Coach Thibodeau quest'anno è sembrato non avere il controllo della situazione, ed infatti a metà stagione, dopo un periodo davvero difficile e negativo, da più parti si parlava di possibile licenziamento. E se poi i risultati hanno fatto si che non si arrivasse al cambio del coach, il gioco espresso dai Bulls è sempre sembrato molto lacunoso, con gerarchie non chiare in attacco e con l'idea che si dovesse sempre fare una scelta tra un quintetto prettamente offensivo ed uno più difensivo nei momenti fondamentali della partita.
Poi è arrivata la post season. Ed ai playoffs i Bulls si sono presentati al gran completo, presentandosi con un 3-0 contro dei non irrestistibili Bucks. Solo che li si sono iniziati a vedere i soliti problemi di questa travagliata stagione. Il consentire a Milwaukee di tornare sul 3-2 è stato molto più che un segnale di pericolo. Sono emersi i soliti problemi visti nella stagione regolare. Nessuna continuità nel gioco, molti troppi passaggi a vuoto per lunghi periodi, ed una panchina che non sempre ha dato l'apporto che avrebbe dovuto dare. Contro i Cavs solo gara 1 ha fatto vedere dei Bulls su ottimi livelli di gioco. Poi a parte la vittoria in gara 3 con la tripla di tabella di Rose, Chicago non è mai sembrata essere in controllo, forse troppo persa dietro alla guerra personale di Noah vs Lebron. E si sa che quando si cercano guerre personali è anche perché si hanno poche risposte tecniche da mettere in campo.
Nel momento decisivo proprio il trio Rose-Butler-Noah è sembrato, in un modo o nell'altro, far venire meno il loro decisivo apporto. E questo si paga. Ed anche la tanto decantata difesa dei Bulls non è sembrata così decisiva, vedi gara 4 ed il buzzer beater di James.
Adesso c'è un'estate da cui ripartire. Intanto bisognerà risolvere la questione coach, perché Tom Thibodeau difficilmente resterà in Illinois.

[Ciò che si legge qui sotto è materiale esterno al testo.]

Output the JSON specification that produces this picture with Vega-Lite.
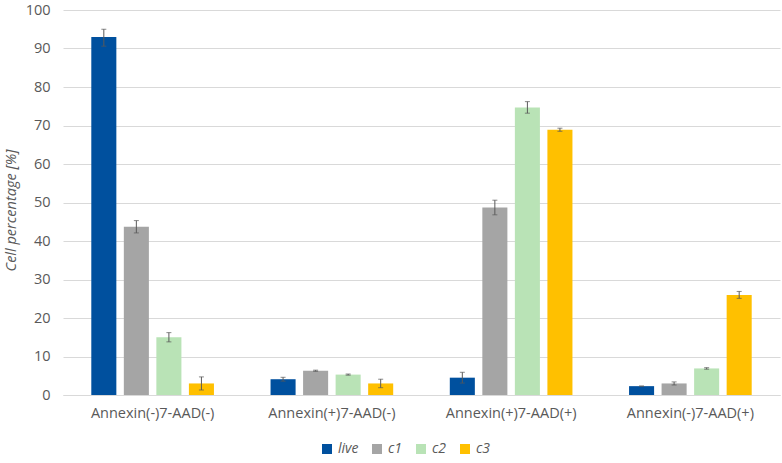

Non ha portato in questi anni i risultati che ci si aspettavano da lui. Serve chiaramente aria fresca in panchina.
Poi indubbiamente si deve ripartire dal duo Derrick Rose/Jimmy Butler. Loro dovranno essere presente e futuro della franchigia. Sperando che Noah torni sui livelli di due stagioni orsono, senza cercare per forza nemici da abbattere, non serve a niente caro Joakim e fino ad ora non ha pagato molto, soprattutto come leader difensivo, senza dimenticarsi dell'attacco.
Vedremo cosa deciderà il management della franchigia e che Bulls vedremo ai blocchi di partenza della prossima stagione, con l'amaro in bocca per l'occasione, molto grossa, persa quest'anno di rinverdire i fasti Jordaniani.